By default, socca uses the best-fit parameters (i.e. those maximizing the posterior probability) to generate the model image shown in the comparison plot. In the case of strong parameter degeneracies, it is however more appropriate to consider the model obtained by marginalizing over the individual models generated for each sample in the posterior distribution. This can be achieved by passing the usebest=False argument to fit.plot.comparison(). Please note that, since this involves generating a model image for each sample in the posterior distribution, such an option is significantly more computationally expensive than using the best-fit parameters.

Additionally, it is possible to generate a corner plot of the posterior distributions of all free parameters simply by calling:

>>> fit.plot.corner()
Corner plot showing the posterior distributions of the model parameters. Corner plot showing the posterior distributions of the model parameters.

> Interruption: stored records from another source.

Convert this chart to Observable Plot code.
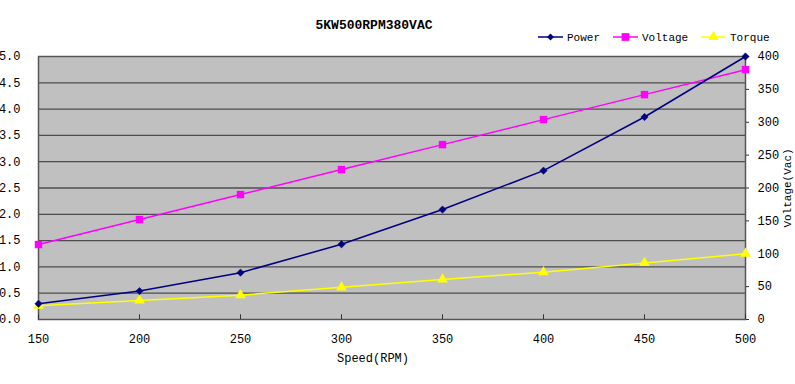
<!DOCTYPE html>
<html><head><meta charset="utf-8">
<script src="https://cdn.jsdelivr.net/npm/d3@7"></script>
<script src="https://cdn.jsdelivr.net/npm/@observablehq/plot@0.6"></script>
<style>
body{margin:0;background:#fff;}
#wrap{position:relative;width:795px;height:384px;font-family:"Liberation Mono","DejaVu Sans Mono",monospace;}
#title{position:absolute;left:0;width:748px;top:18px;text-align:center;font-weight:bold;font-size:13px;}
#legend{position:absolute;left:0;top:0;}
</style></head>
<body><div id="wrap"><div id="title">5KW500RPM380VAC</div></div>
<script>
const speeds = [150, 200, 250, 300, 350, 400, 450, 500];
const power = [0.30, 0.54, 0.89, 1.43, 2.09, 2.83, 3.85, 5.0];      // left axis (kW)
const voltage = [114, 152, 190, 228, 266, 304, 342, 380];           // right axis (Vac)
const torque = [21, 29, 37, 49, 61, 72, 86, 100];                   // right axis scale
const leftTicks = [0, 0.5, 1, 1.5, 2, 2.5, 3, 3.5, 4, 4.5, 5];
const rightTicks = [0, 50, 100, 150, 200, 250, 300, 350, 400];
const xTicks = [150, 200, 250, 300, 350, 400, 450, 500];
const seriesNames = ["Power", "Voltage", "Torque"];
const colors = ["#000080", "#ff00ff", "#ffff00"];

const k = 5 / 400; // right axis to left axis units
const rows = [];
speeds.forEach((s, i) => {
  rows.push({s, series: "Power", y: power[i]});
  rows.push({s, series: "Voltage", y: voltage[i] * k});
  rows.push({s, series: "Torque", y: torque[i] * k});
});
const P = rows.filter(d => d.series === "Power");
const V = rows.filter(d => d.series === "Voltage");
const T = rows.filter(d => d.series === "Torque");

const chart = Plot.plot({
  width: 795, height: 384,
  marginLeft: 38, marginRight: 50, marginTop: 56, marginBottom: 65,
  style: {fontFamily: '"Liberation Mono","DejaVu Sans Mono",monospace', fontSize: "12px", color: "#000", background: "transparent"},
  x: {domain: [150, 500]},
  y: {domain: [0, 5]},
  marks: [
    Plot.frame({fill: "#c0c0c0"}),
    Plot.gridY(leftTicks.slice(1, -1), {stroke: "#3a3a3a", strokeOpacity: 0.85, strokeWidth: 1.3}),
    Plot.frame({stroke: "#555", strokeWidth: 1.5}),
    Plot.ruleX(xTicks, {x: d => d, y1: 0, y2: 0.09, stroke: "#333"}),
    Plot.axisX(xTicks, {tickSize: 0, tickPadding: 15, label: null, fontSize: 12}),
    Plot.axisY(leftTicks, {anchor: "left", tickSize: 0, tickPadding: 18, tickFormat: d => d.toFixed(1), label: null}),
    Plot.axisY(rightTicks.map(v => v * k), {anchor: "right", tickSize: 3, tickPadding: 9, stroke: "#333", tickFormat: d => String(Math.round(d / k)), label: null}),
    Plot.text(["Speed(RPM)"], {frameAnchor: "bottom", dy: 42, dx: -19, text: d => d, fontSize: 12}),
    Plot.text(["Voltage(Vac)"], {frameAnchor: "right", dx: 42, dy: 0, rotate: -90, textAnchor: "middle", text: d => d, fontSize: 11}),
    Plot.line(T, {x: "s", y: "y", stroke: colors[2], strokeWidth: 1.5}),
    Plot.line(V, {x: "s", y: "y", stroke: colors[1], strokeWidth: 1.5}),
    Plot.line(P, {x: "s", y: "y", stroke: colors[0], strokeWidth: 1.5}),
    Plot.dot(T, {x: "s", y: "y", symbol: "triangle", r: 4, fill: colors[2]}),
    Plot.dot(V, {x: "s", y: "y", symbol: "square", r: 4.2, fill: colors[1]}),
    Plot.dot(P, {x: "s", y: "y", symbol: "diamond2", r: 3.3, fill: colors[0], stroke: colors[0], strokeWidth: 0.5})
  ]
});
const wrap = document.getElementById("wrap");
chart.style.position = "absolute";
chart.style.left = "0"; chart.style.top = "0";
wrap.insertBefore(chart, wrap.firstChild);

// legend
const leg = d3.select(wrap).append("svg").attr("id", "legend").attr("width", 795).attr("height", 50);
const legX = [538, 613, 701];
const syms = [d3.symbolDiamond2, d3.symbolSquare, d3.symbolTriangle];
const symSize = [30, 60, 50];
seriesNames.forEach((name, i) => {
  const g = leg.append("g").attr("transform", `translate(${legX[i]},37)`);
  g.append("line").attr("x1", 0).attr("x2", 25).attr("stroke", colors[i]).attr("stroke-width", 1.5);
  g.append("path").attr("d", d3.symbol(syms[i], symSize[i])()).attr("transform", "translate(12.5,0)").attr("fill", colors[i]);
  g.append("text").attr("x", 29).attr("y", 4).attr("font-size", 11).attr("font-family", '"Liberation Mono","DejaVu Sans Mono",monospace').text(name);
});
</script>
</body></html>
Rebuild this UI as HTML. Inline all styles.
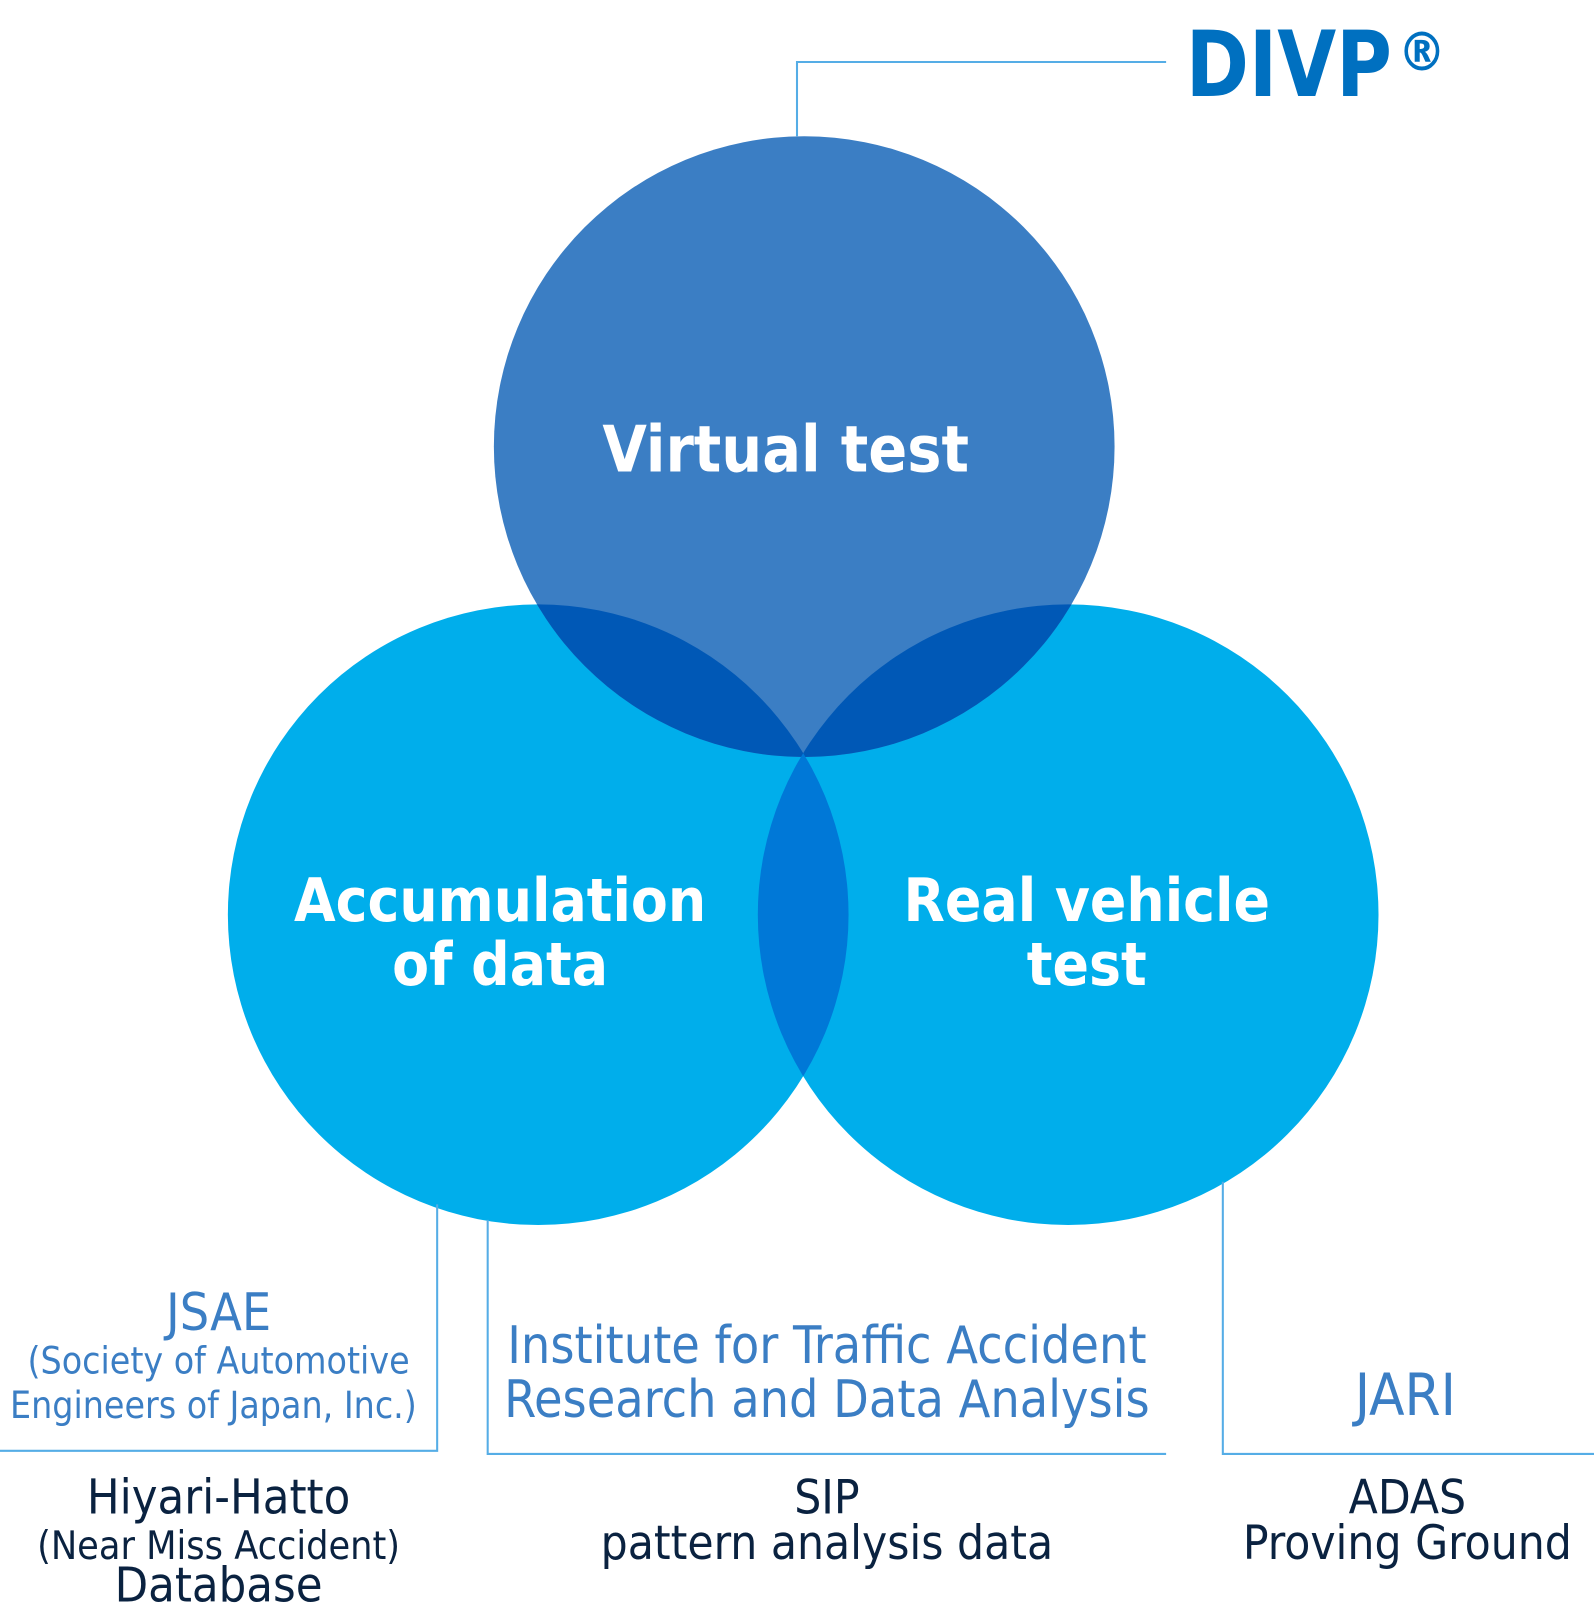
<!DOCTYPE html>
<html><head><meta charset="utf-8"><style>
html,body{margin:0;padding:0;background:#fff;}
svg{display:block;}
text{font-family:"DejaVu Sans Condensed","DejaVu Sans","Liberation Sans",sans-serif;font-stretch:condensed;}
</style></head><body>
<svg width="1594" height="1617" viewBox="0 0 1546 1568" xmlns="http://www.w3.org/2000/svg">
<defs>
<clipPath id="cT"><circle cx="780" cy="433" r="301"/></clipPath>
<clipPath id="cL"><circle cx="522" cy="887" r="301"/></clipPath>
</defs>
<circle cx="522" cy="887" r="301" fill="#00aeeb"/>
<circle cx="1036" cy="887" r="301" fill="#00aeeb"/>
<circle cx="780" cy="433" r="301" fill="#3b7ec4"/>
<g clip-path="url(#cT)">
<circle cx="522" cy="887" r="301" fill="#0058b6"/>
<circle cx="1036" cy="887" r="301" fill="#0058b6"/>
</g>
<g clip-path="url(#cL)">
<circle cx="1036" cy="887" r="301" fill="#0078d7"/>
</g>
<g stroke="#55ade6" stroke-width="2" fill="none">
<polyline points="773,132 773,60 1131,60"/>
<polyline points="424,1168 424,1407 0,1407"/>
<polyline points="473,1183 473,1410 1131,1410"/>
<polyline points="1186,1146 1186,1410 1546,1410"/>
</g>
<text x="1150" y="93" font-size="88" font-weight="bold" fill="#0070c0" textLength="200" lengthAdjust="spacingAndGlyphs">DIVP</text>
<text x="1379" y="68" font-size="52" font-weight="bold" fill="#0070c0" text-anchor="middle">®</text>
<g fill="#fff" font-weight="bold" text-anchor="middle">
<text x="762" y="457" font-size="62">Virtual test</text>
<text x="485" y="893" font-size="58">Accumulation</text>
<text x="485" y="955" font-size="58">of data</text>
<text x="1054" y="893" font-size="58">Real vehicle</text>
<text x="1054" y="955" font-size="58">test</text>
</g>
<g fill="#3b7ec4" text-anchor="middle">
<text x="212" y="1290" font-size="50">JSAE</text>
<text x="212" y="1332" font-size="36">(Society of Automotive</text>
<text x="207" y="1375" font-size="36">Engineers of Japan, Inc.)</text>
<text x="802" y="1322" font-size="50">Institute for Traffic Accident</text>
<text x="802" y="1374" font-size="50">Research and Data Analysis</text>
<text x="1363" y="1372" font-size="56">JARI</text>
</g>
<g fill="#0a2240" text-anchor="middle">
<text x="212" y="1468" font-size="47">Hiyari-Hatto</text>
<text x="212" y="1512" font-size="38">(Near Miss Accident)</text>
<text x="212" y="1553" font-size="47">Database</text>
<text x="802" y="1468" font-size="46">SIP</text>
<text x="802" y="1512" font-size="46">pattern analysis data</text>
<text x="1365" y="1468" font-size="46">ADAS</text>
<text x="1365" y="1512" font-size="46">Proving Ground</text>
</g>
</svg>
</body></html>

This is mostly a simple wrapper around corner.py that automatically configures the labels and ranges based on the model parameters and prior distributions. It is also possible to use it for visualising only a subset of the model components by passing a list of component names to the component argument as a list of strings (e.g. component=['comp_00'] to show only the first component added to the model), integer indices (e.g. component=[0]), or directly referring to the individual components (e.g. component=[point]).

By default, both the comparison and corner plots are displayed on screen. Passing the argument name="your/file/name/prefix" however allows for saving the figures to disk.

Finally, for a quick summary of the best-fit parameters and their uncertainties, you can use the parameters() method:

>>> fit.parameters()

Best-fit parameters
========================================

comp_00
-------
xc :  2.0000E+01 [+9.4877E-07/-9.6246E-07]
yc : -1.0000E+01 [+8.6032E-07/-8.3115E-07]
Ic :  9.8960E+00 [+4.2454E-01/-4.2952E-01]

comp_01
-------
theta :  8.7960E-01 [+5.3261E-03/-5.2986E-03]
e     :  5.9568E-01 [+4.3743E-03/-4.5214E-03]
re    :  4.1541E-04 [+3.8318E-06/-3.7940E-06]
Ie    :  2.9910E-01 [+3.5399E-03/-3.3804E-03]

The output shows the weighted median (50th percentile) as the best-fit value for each parameter of the combined model, along with the associated uncertainties derived from the 16th and 84th percentiles.